В «Детской игре» – характерном для Мунро повествовании о цене, которую приходится платить за трагические ошибки прошлого, слышатся отголоски «Измерений». Марлин и Чарлин, две подружки, проводящие время в летнем лагере на океане, оказываются способными на тайное убийство сверстницы. Странная девочка Верна (она из другого класса, куда ходят «особенные», с отклонениями в развитии, дети) питает к Марлин особую приязнь и привязанность, на которую «нормальная» Марлин отвечает сначала страхом, а затем ненавистью.

«Дети используют слово «ненавидеть» для обозначения самых различных вещей. Это может значить, что они испуганы. Не то чтобы они ощущали опасность быть атакованными – как я, к примеру, боялась каких-нибудь больших мальчиков на велосипедах, которым нравилось тебя подрезать с угрожающими криками, когда ты идёшь по тротуару. Это не физический ущерб, которого мы страшимся, – или чего я опасалась в случае Верны, – а скорее некая магия или тёмное намерение. Это то самое чувство, которое ты можешь испытывать, будучи ещё совсем юным, по отношению к тем или иным домочадцам, древесным стволам, или, пуще того, к заплесневелому чердаку или глубокому шкафу».

Мунро удаются «драмы взросления», истории обретения взрослого мира и расставания с невинностью. Об этом – со всеми подробностями и нюансами – в её другой, ранней книге «Истории девочек и женщин». А в «Детской игре» героини – каждая по-своему – горько расплачиваются за страшный детский поступок (они фактически утопили Верну, удерживая её под водой во время купания). Однако остаётся загадкой, что сделало двух славных подружек способными не просто на неприятие, но на физическое насилие, убийство ровесницы? Слышатся ли здесь отголоски Второй мировой войны («бомбовые налёты, битвы и тонущие корабли были постоянным, хотя и отдалённым, фоном наших жизней») или Великой депрессии? Мунро не даёт внятного объяснения. Ей скорее интересны внезапность, откровение.

Неожиданности ловят героев Мунро на жизненных перекрёстках, и вслед за ними она ломает, то убыстряя, то тормозя, темпоритм истории. Иногда эти перемены вызывают сомнения в их оправданности, создают впечатление провалов в повествовании.

«Титульная» история книги – это повесть о Софье Ковалевской – вернее, Ковалевски, как наша соотечественница называла себя в зарубежных публикациях. «Слишком много счастья» – предсмертные слова Софьи, которая умерла молодой в Стокгольме в 1891 году. Хроника последних дней Софьи превращается у Мунро в калейдоскопическое мельтешение лиц, событий, ландшафтов. История отношений Софьи с её первым супругом, Владимиром Ковалевским, который, разорившись, свёл счёты с жизнью, написана словно в спешке, стено­графическими отрывками.

«Он подождал ещё немного.
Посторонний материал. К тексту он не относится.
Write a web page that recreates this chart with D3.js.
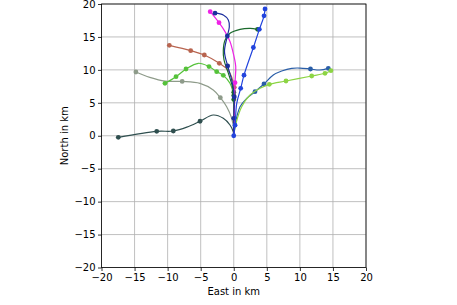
<!DOCTYPE html>
<html>
<head>
<meta charset="utf-8">
<script src="https://d3js.org/d3.v7.min.js"></script>
<style>
body { margin: 0; background: #fff; }
svg { font-family: "DejaVu Sans", sans-serif; }
.grid line { stroke: #b0b0b0; stroke-width: 0.8; }
</style>
</head>
<body>
<svg width="457" height="305"></svg>
<script>
// axis ticks (km)
var ticks = [-20, -15, -10, -5, 0, 5, 10, 15, 20];

// tracks: path = [east, north] km, marks = the dots on it
var slatePath = [[0,0],[-0.07,0.6],[-0.57,1.63],[-1.58,2.65],[-3.1,3.15],[-5.1,2.2],[-7.1,1.3],[-9.14,0.72],[-11.65,0.67],[-17.46,-0.24]];
var slateMarks = [[-5.1,2.2],[-9.14,0.72],[-11.65,0.67],[-17.46,-0.24]];

var grayPath = [[0,0],[0,0.87],[-0.31,2.65],[-1.07,4.41],[-2.03,5.78],[-3.1,6.95],[-5.1,7.96],[-7.8,8.25],[-10.4,8.3],[-12.7,8.87],[-14.8,9.68]];
var grayMarks = [[-2.03,5.78],[-7.8,8.25],[-14.8,9.68]];

var limePath = [[0,0],[0.05,3],[0,5.9],[-0.57,7.96],[-1.58,9.17],[-2.58,9.73],[-3.74,10.5],[-5.36,11.0],[-7.22,10.13],[-8.73,8.97],[-10.4,7.96]];
var limeMarks = [[-1.58,9.17],[-2.58,9.73],[-3.74,10.5],[-7.22,10.13],[-8.73,8.97],[-10.4,7.96]];

var salmonPath = [[0,0],[0.05,4],[0.08,7.35],[-0.8,9.9],[-2.18,11.0],[-4.45,12.26],[-6.51,12.92],[-9.74,13.72]];
var salmonMarks = [[0.08,7.35],[-2.18,11.0],[-4.45,12.26],[-6.51,12.92],[-9.74,13.72]];

var steelPath = [[0,0],[0.19,1.6],[0.95,4.4],[1.96,5.68],[3.21,6.69],[4.57,7.86],[5.98,9.22],[7.25,9.83],[8.76,10.24],[10.0,10.28],[11.6,10.13],[13.0,9.98],[14.3,10.23]];
var steelMarks = [[3.21,6.69],[4.57,7.86],[11.6,10.13],[14.3,10.23]];

var yellowPath = [[0,0],[0.34,1.89],[1.2,4.41],[2.46,6.19],[3.97,7.2],[5.38,7.81],[7.9,8.31],[11.79,9.07],[13.8,9.48],[14.7,9.88]];
var yellowMarks = [[5.38,7.81],[7.9,8.31],[11.79,9.07],[13.8,9.48],[14.7,9.88]];

var greenPath = [[0,0],[0,5.5],[0,6.6],[-0.82,9.5],[-1.47,11.5],[-1.58,13.0],[-1.32,14.5],[-0.57,15.55],[0.95,16.15],[2.46,16.3],[3.6,16.15]];
var greenMarks = [[0,5.5],[0,6.1],[0,6.6],[3.6,16.15]];

var magentaPath = [[0,0],[0.1,4],[0.19,8.05],[0.3,10.5],[-0.07,12.5],[-0.57,14.3],[-1.32,15.8],[-2.23,17.16],[-3.56,18.83]];
var magentaMarks = [[0.19,8.05],[-2.23,17.16],[-3.56,18.83]];

var navyPath = [[0,0],[0,2.65],[0.08,5.9],[-0.31,8.46],[-0.92,10.59],[-1.4,12.8],[-0.97,15.14],[-0.67,16.55],[-0.82,17.57],[-1.58,18.33],[-2.83,18.6]];
var navyMarks = [[0,2.65],[0.08,5.9],[-0.92,10.59],[-0.97,15.14],[-2.83,18.6]];

var bluePath = [[0,0],[0.2,1.6],[0.45,4.9],[1.05,7.2],[1.55,9.2],[2.97,13.4],[3.87,16.15],[4.58,18.2],[4.73,19.24]];
var blueMarks = [[0,0],[0.2,1.6],[1.05,7.2],[1.55,9.2],[2.97,13.4],[3.87,16.15],[4.58,18.2],[4.73,19.24]];

var tracks = [
  {path: slatePath, marks: slateMarks, color: "#2f4f4f"},
  {path: grayPath, marks: grayMarks, color: "#8e9b8a"},
  {path: limePath, marks: limeMarks, color: "#55c23a"},
  {path: salmonPath, marks: salmonMarks, color: "#b8644f"},
  {path: steelPath, marks: steelMarks, color: "#2a5ea8"},
  {path: yellowPath, marks: yellowMarks, color: "#8cd444"},
  {path: greenPath, marks: greenMarks, color: "#1b6a2c"},
  {path: magentaPath, marks: magentaMarks, color: "#ee22e6"},
  {path: navyPath, marks: navyMarks, color: "#1c2f9e"},
  {path: bluePath, marks: blueMarks, color: "#2244dd"}
];

var pLeft = 101.5, pRight = 366, pTop = 4, pBottom = 267.5;
var svg = d3.select("svg");

var x = d3.scaleLinear().domain([-20, 20]).range([pLeft, pRight]);
var y = d3.scaleLinear().domain([-20, 20]).range([pBottom, pTop]);

// grid
var grid = svg.append("g").attr("class", "grid");
grid.selectAll(".gx").data(ticks).enter().append("line")
  .attr("x1", function(d) { return x(d); }).attr("x2", function(d) { return x(d); })
  .attr("y1", pTop).attr("y2", pBottom);
grid.selectAll(".gy").data(ticks).enter().append("line")
  .attr("y1", function(d) { return y(d); }).attr("y2", function(d) { return y(d); })
  .attr("x1", pLeft).attr("x2", pRight);

svg.append("clipPath").attr("id", "clip").append("rect")
  .attr("x", pLeft).attr("y", pTop).attr("width", pRight - pLeft).attr("height", pBottom - pTop);

var line = d3.line()
  .x(function(d) { return x(d[0]); })
  .y(function(d) { return y(d[1]); })
  .curve(d3.curveCatmullRom.alpha(0.5));

var plot = svg.append("g").attr("clip-path", "url(#clip)");
tracks.forEach(function(t) {
  plot.append("path").datum(t.path)
    .attr("d", line)
    .attr("fill", "none")
    .attr("stroke", t.color)
    .attr("stroke-width", 1.2);
  plot.selectAll(null).data(t.marks).enter().append("circle")
    .attr("cx", function(d) { return x(d[0]); })
    .attr("cy", function(d) { return y(d[1]); })
    .attr("r", 2.4)
    .attr("fill", t.color);
});

// axes
var xAxis = svg.append("g").attr("transform", "translate(0," + pBottom + ")")
  .call(d3.axisBottom(x).tickValues(ticks).tickSize(3.5).tickPadding(2.5));
var yAxis = svg.append("g").attr("transform", "translate(" + pLeft + ",0)")
  .call(d3.axisLeft(y).tickValues(ticks).tickSize(3.5).tickPadding(2.5));
[xAxis, yAxis].forEach(function(a) {
  a.select(".domain").remove();
  a.selectAll("text").attr("font-size", 10).attr("font-family", "DejaVu Sans").attr("fill", "#000");
  a.selectAll("line").attr("stroke", "#000").attr("stroke-width", 0.8);
});

svg.append("rect").attr("x", pLeft).attr("y", pTop)
  .attr("width", pRight - pLeft).attr("height", pBottom - pTop)
  .attr("fill", "none").attr("stroke", "#000").attr("stroke-width", 0.8);

svg.append("text").attr("x", (pLeft + pRight) / 2).attr("y", 295)
  .attr("text-anchor", "middle").attr("font-size", 10).text("East in km");
svg.append("text").attr("transform", "translate(68," + ((pTop + pBottom) / 2) + ") rotate(-90)")
  .attr("text-anchor", "middle").attr("font-size", 10).text("North in km");
</script>
</body>
</html>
Только лишь в апреле он обвязал пакет вокруг своей головы и надышался хлороформом. София в Париже отказалась от еды и не выходила из своей комнаты. Она сконцентрировала все свои мысли на отказе от еды, чтобы не чувствовать то, что она чувствовала. Она была накормлена насильно, наконец, и заснула. Она проснулась с чувством глубокого стыда от этого представления. Она попросила карандаш и бумагу, чтобы продолжить работу над задачей».

Невозможно отделаться от ощущения, что писательница конспектировала источники, копировала целые страницы воспоминаний, дневников, справочников. Но Софья Ковалевская у Мунро не обретает личностных черт, не оживает. «Частные дифференциальные уравнения», которым она посвятила свои долголетние научные усилия, остаются видимой загадкой как для автора, так и для читателя. («Иди, начертай пару формул», как высказался Штирлиц по аналогичному поводу.)
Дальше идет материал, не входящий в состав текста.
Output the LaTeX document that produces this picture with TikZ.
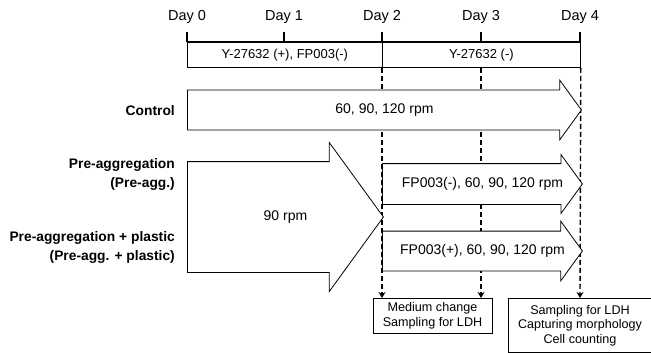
\documentclass[tikz,border=0pt]{standalone}
\usepackage{fontspec}
\setmainfont{Liberation Sans}
\usetikzlibrary{arrows.meta,shapes.arrows,calc}

\begin{document}
\begin{tikzpicture}[x=1pt,y=-1pt,
lbl/.style={font=\fontsize{14}{16}\selectfont},
daylbl/.style={font=\fontsize{14.5}{16}\selectfont},
grp/.style={font=\fontsize{13.8}{19}\selectfont\bfseries,align=right,anchor=east,inner sep=0pt},
period/.style={draw,line width=0.8pt,minimum height=25pt,anchor=north west,inner sep=0pt,font=\fontsize{13}{15}\selectfont},
flow/.style={single arrow,draw,line width=0.8pt,fill=white,single arrow tip angle=108,anchor=tail,inner sep=0pt},
shaft/.style={text height=#1/2,text depth=#1/2},
note/.style={draw,line width=0.8pt,anchor=north,align=center,inner sep=0pt,font=\fontsize{12.6}{14.6}\selectfont},
samp/.style={-{Stealth[length=6pt,width=7pt]},line width=1.4pt,dash pattern=on 5pt off 3pt}]
\useasboundingbox (0,0) rectangle (651,353);
% time axis
\foreach \d/\x in {0/187,1/284,2/382,3/481,4/580}{
  \coordinate (d\d) at (\x,42);
  \draw[line width=1.2pt] (d\d) -- ++(0,-10);
  \node[daylbl] (day\d) at (\x,17) {Day \d};
}
\draw[line width=2pt] (d0) -- (d4);
\node[period,minimum width=195pt] (yplus) at (d0) {Y-27632 (+), FP003(-)};
\node[period,minimum width=198pt] (yminus) at (d2) {Y-27632 (-)};
% sampling boxes
\node[note,minimum width=119pt,minimum height=35pt] (medium) at (432.5,298) {Medium change\\Sampling for LDH};
\node[note,minimum width=144pt,minimum height=54pt] (final) at (580,298) {Sampling for LDH\\Capturing morphology\\Cell counting};
\draw[samp] (yminus.south west) -- (yminus.south west |- medium.north);
\draw[samp] (d3 |- yminus.south) -- (d3 |- medium.north);
\draw[samp] (yminus.south east) -- (final.north);
% culture conditions
\node[flow,shaft=39pt,minimum height=394pt,minimum width=59pt,single arrow head extend=10pt] (ctrl) at (187,110) {};
\node[flow,shaft=110pt,minimum height=196pt,minimum width=148pt,single arrow head extend=19pt] (preagg) at (187,217) {};
\node[flow,shaft=40pt,minimum height=200pt,minimum width=58pt,single arrow head extend=9pt] (fpminus) at (382,184) {};
\node[flow,shaft=39pt,minimum height=200pt,minimum width=59pt,single arrow head extend=10pt] (fpplus) at (382,251) {};
\node[lbl] (ctrlrate) at ($(ctrl.tail)!.5!(ctrl.tip)$) {60, 90, 120 rpm};
\node[lbl] (preaggrate) at ($(preagg.tail)!.5!(preagg.tip)$) {90 rpm};
\node[lbl] (fpminusrate) at ($(fpminus.tail)!.5!(fpminus.tip)$) {FP003(-), 60, 90, 120 rpm};
\node[lbl] (fpplusrate) at ($(fpplus.tail)!.5!(fpplus.tip)$) {FP003(+), 60, 90, 120 rpm};
% group labels
\node[grp] (control) at (175,111) {Control};
\node[grp] (pre) at (175,174.5) {Pre-aggregation\\(Pre-agg.)};
\node[grp] (plastic) at (175,247.5) {Pre-aggregation + plastic\\(Pre-agg. + plastic)};
\end{tikzpicture}
\end{document}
Критическое признание Элис Мунро – безусловная дань её стилистической прозрачности. Читать Мунро на редкость легко, даже если английский не твой родной язык. Удачны вкрапления поэтических текстов, придающих повествованию неожиданную тональность, как в рассказах «Лицо» и «Венлок Эдж».
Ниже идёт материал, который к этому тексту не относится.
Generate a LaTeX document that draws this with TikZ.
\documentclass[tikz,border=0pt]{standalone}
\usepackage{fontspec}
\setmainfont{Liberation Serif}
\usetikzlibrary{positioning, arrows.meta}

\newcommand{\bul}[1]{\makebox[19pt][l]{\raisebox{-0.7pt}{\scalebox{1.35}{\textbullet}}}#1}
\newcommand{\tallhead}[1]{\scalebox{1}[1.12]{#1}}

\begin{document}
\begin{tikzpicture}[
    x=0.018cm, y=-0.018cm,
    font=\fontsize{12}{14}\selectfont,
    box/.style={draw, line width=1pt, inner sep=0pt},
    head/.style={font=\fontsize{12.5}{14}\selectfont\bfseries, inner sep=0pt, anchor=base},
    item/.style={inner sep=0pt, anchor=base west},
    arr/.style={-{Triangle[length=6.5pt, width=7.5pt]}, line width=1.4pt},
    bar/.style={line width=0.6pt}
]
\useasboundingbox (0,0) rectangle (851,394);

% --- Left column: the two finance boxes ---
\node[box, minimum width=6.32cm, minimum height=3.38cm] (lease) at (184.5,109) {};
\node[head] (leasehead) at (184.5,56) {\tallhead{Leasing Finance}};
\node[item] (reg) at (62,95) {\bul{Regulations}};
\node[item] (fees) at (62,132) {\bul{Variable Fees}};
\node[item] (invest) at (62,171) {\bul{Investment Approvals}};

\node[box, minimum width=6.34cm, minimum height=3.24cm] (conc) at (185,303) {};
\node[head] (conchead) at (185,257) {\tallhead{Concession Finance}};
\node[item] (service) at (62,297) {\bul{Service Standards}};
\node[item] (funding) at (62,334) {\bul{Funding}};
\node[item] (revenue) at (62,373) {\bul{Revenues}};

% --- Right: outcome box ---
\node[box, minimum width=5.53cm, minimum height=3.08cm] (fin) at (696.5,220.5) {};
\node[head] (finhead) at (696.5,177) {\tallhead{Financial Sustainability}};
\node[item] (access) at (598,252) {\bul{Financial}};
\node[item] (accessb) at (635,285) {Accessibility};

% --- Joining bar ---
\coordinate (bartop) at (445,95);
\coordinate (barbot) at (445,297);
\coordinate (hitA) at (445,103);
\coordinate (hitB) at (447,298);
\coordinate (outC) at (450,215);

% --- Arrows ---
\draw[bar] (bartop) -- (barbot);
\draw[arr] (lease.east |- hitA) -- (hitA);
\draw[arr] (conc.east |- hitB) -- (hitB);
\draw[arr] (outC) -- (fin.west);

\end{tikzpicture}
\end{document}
К сожалению, Мунро подчёркнуто серьёзна во всём, что выходит из-под её пера. Ей не хватает само­иронии, тонкости, пристальной «чеховской» наблюдательности, которые стали бы дополнительными измерениями в её повествованиях. Типичное для современного североамериканского мейнстрима, творчество Мунро создаёт у читателя иллюзию художественной глубины и психологизма, которыми, как выходит на поверку, не обладает. Получается этакий Чехов из фастфуда. Остаётся надеяться, что ещё придёт время нобелевских лауреатов другого масштаба. Будем ждать.